▸ INSTRUCTIONS TO FOLLOW
Repeat exactly the lines from the start of the entries below through the line containing "import seaborn as sns". Omit the rest.

▸ GIVEN DATA
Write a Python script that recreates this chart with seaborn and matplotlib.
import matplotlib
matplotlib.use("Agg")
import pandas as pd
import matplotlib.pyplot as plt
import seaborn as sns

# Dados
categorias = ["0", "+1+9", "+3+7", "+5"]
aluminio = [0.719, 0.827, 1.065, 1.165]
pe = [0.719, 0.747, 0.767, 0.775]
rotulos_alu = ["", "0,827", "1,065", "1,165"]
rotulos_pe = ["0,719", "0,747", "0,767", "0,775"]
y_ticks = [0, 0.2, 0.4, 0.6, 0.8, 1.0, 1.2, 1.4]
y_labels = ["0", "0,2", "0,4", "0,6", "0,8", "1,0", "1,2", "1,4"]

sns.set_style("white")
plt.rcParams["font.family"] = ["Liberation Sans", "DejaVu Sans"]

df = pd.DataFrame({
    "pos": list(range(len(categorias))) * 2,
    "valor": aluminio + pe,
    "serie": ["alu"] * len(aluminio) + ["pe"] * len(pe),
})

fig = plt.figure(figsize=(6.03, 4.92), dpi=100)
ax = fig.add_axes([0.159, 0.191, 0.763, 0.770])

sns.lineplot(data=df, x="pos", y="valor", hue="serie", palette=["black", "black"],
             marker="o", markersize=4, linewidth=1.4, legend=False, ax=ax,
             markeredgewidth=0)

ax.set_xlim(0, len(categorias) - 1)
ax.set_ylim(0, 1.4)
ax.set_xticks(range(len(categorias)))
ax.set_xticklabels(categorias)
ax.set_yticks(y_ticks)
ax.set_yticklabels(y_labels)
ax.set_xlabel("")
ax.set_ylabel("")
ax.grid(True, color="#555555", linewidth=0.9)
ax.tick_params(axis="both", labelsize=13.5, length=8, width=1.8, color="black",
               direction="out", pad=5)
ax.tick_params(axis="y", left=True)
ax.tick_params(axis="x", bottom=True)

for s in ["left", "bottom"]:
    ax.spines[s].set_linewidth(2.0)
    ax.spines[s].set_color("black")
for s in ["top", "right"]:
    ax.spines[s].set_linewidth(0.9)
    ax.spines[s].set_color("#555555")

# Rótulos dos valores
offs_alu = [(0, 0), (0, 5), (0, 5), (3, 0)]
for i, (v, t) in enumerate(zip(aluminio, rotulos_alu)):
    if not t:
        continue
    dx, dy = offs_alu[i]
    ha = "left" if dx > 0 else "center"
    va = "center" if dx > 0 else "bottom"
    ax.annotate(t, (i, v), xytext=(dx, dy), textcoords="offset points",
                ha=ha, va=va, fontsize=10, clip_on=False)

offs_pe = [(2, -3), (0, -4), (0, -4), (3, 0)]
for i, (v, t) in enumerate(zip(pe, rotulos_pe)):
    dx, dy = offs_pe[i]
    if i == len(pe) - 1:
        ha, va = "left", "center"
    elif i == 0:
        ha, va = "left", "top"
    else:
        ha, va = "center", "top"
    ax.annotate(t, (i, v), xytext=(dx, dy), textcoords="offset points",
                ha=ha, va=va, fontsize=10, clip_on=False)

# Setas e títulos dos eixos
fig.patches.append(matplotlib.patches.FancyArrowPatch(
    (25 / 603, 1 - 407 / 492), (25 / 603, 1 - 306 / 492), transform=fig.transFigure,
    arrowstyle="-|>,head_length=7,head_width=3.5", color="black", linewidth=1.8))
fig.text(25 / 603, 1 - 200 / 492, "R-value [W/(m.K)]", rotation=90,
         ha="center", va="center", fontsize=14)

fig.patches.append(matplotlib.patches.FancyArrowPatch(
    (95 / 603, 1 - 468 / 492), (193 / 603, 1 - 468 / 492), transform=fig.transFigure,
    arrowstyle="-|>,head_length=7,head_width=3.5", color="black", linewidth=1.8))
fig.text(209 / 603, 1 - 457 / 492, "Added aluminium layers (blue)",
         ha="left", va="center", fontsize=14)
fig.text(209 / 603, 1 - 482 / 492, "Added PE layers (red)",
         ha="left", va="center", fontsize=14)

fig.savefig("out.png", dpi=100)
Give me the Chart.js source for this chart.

▸ SOLUTION TO THE EXERCISE
Write a Python script that recreates this chart with seaborn and matplotlib.
import matplotlib
matplotlib.use("Agg")
import pandas as pd
import matplotlib.pyplot as plt
import seaborn as sns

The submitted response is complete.